DEVICE_Labelling_fast_async<<<blocks, threads, 0, streams[i]>>>(d_Labels + i*n / nstreams, d_Table + i*n / nstreams, height, width);

for(int i = 0; i < nstreams; i++)

cudaMemcpyAsync(h_Labels + i*n / nstreams, d_Labels + i*n / nstreams, nbytes/nstreams, cudaMemcpyDeviceToHost, streams[i]);

cudaEventRecord(stop_event, 0);

cudaEventSynchronize(stop_event);

cutilSafeCall( cudaEventElapsedTime(&elapsed_time, start_event, stop_event) );

std::cout << "elapsed_time = " << elapsed_time << std::endl;

for(int i = 0; i < nstreams; i++)

cudaStreamDestroy(streams[i]);

cudaEventDestroy(start_event);

cudaEventDestroy(stop_event);

cudaFree(d_Labels);

cudaFree(d_Table);

[/codebox]

The kernel code:

[codebox]

int idx = blockIdx.x * blockDim.x + threadIdx.x;

*(d_Data + idx) = *(d_Table + *(d_Data + idx) );

[/codebox]

The problem is that only 1/4 of the Labels array is processed in the right way. If I will run the code above only for one stream stream[0] then output results will be correct. What can be the problem? Maybe I’m using streams wrongly? I’m using CUDA 2.1.

Thanks a lot in advance!

Recently I installed CUDA 2.3 and tried new features like write-combining memory and mapped memory. I’m using GTX 295. Using mapped memory doesn’t help in my case, my program became even slower. I think it’s just interface for programming, because anyway data has to be transferred to device, isn’t it?

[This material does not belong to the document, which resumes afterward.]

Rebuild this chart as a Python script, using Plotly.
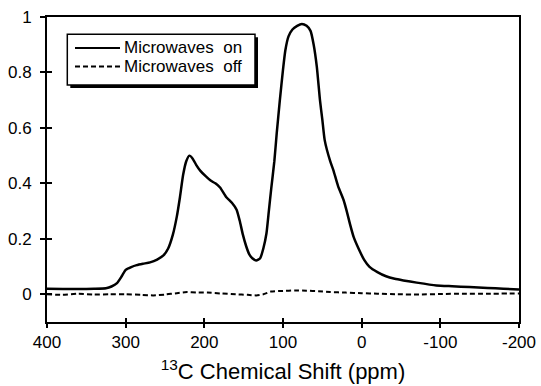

The fastest way to copy data to device is using pinned memory on the host with “cudaHostAllocWriteCombined” property. Should it be really like that?

Thanks for any advices!

Mapped memory is useful if you have an integrated graphics card as the memory you’re using is physically the same. For non-integrated cards it’s slower.

Write combined memory is meant to be faster but if you want to read from the host side at any point it’ll be slow there.